The rivalry may be most intense at home. While Hyundai grabbed market share in the U.S. last year, led by a 41 percent surge in deliveries of the Elantra -- winner of the North American Car of the Year award -- its Sonata midsize sedan was outsold by Kia’s K5 for the second time in October last year. Deliveries of Kia’s Sportage sport-utility vehicle jumped 16 percent in 2011, versus the 7 percent drop in Hyundai’s rival Tucson, according to the Korea Automotive Manufacturers Association.
South Korea made up 17 percent and 19 percent of the total number of vehicles sold by Hyundai and Kia, respectively, last year, according to data from the companies.
External competition may also be getting tougher. Toyota, Asia’s largest carmaker, last week forecast record group sales for 2012, a year Honda President Takanobu Ito said he expects to be “the year of the complete rebound” for his company as Japan’s auto industry regains its confidence after reeling from natural disasters throughout 2011.

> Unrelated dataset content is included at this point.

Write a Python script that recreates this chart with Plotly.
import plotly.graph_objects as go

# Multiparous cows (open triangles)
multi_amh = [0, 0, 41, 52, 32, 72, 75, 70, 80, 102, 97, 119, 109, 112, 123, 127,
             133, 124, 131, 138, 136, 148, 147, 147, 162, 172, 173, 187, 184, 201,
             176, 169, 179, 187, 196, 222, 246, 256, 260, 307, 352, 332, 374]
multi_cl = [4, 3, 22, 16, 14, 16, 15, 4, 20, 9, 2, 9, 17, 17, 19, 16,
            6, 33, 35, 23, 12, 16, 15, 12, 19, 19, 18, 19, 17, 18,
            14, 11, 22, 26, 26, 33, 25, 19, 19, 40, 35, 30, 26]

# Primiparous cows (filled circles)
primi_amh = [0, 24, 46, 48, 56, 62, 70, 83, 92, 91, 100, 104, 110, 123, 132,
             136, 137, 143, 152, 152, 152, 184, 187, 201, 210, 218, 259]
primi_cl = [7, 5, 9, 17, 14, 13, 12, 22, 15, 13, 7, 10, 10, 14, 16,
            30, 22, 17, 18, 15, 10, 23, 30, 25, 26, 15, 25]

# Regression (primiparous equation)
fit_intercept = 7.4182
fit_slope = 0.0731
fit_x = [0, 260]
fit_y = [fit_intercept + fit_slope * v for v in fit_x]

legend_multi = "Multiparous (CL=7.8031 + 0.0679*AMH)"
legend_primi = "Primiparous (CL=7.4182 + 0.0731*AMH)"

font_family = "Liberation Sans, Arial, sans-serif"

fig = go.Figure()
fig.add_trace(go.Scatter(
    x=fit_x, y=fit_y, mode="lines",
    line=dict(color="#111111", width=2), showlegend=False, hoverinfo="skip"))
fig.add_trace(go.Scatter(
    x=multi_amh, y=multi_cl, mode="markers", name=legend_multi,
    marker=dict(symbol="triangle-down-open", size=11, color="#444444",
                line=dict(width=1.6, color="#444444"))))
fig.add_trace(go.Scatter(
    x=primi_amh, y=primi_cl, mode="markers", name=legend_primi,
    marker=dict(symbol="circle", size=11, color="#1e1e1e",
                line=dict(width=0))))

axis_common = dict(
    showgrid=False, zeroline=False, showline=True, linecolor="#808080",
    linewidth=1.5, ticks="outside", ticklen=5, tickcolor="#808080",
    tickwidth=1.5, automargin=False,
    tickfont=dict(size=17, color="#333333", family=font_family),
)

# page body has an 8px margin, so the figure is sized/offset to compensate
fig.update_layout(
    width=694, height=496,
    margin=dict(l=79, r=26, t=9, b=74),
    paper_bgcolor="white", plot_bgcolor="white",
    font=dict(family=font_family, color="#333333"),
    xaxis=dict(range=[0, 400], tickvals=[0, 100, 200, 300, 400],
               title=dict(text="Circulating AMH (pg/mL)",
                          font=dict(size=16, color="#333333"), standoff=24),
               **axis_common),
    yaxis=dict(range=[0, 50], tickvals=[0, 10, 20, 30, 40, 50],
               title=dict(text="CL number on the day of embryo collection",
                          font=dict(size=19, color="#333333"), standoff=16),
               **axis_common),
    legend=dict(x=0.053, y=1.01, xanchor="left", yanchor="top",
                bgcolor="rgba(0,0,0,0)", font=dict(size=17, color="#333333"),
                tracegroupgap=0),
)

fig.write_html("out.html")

In the U.S., Ford Motor Co. is counting on its Fusion midsize sedan to help it boost automotive profit this year, while GM plans a revamped Chevrolet Malibu to help protect its lead as the world’s largest automaker.
Such intensifying competition globally means more reason for the Hyundai and Kia to battle each other, KB’s Shin said.
“As Hyundai and Kia gain global presence and market share, the need for segmentation will intensify in order for the two to avoid cannibalization,” Shin said.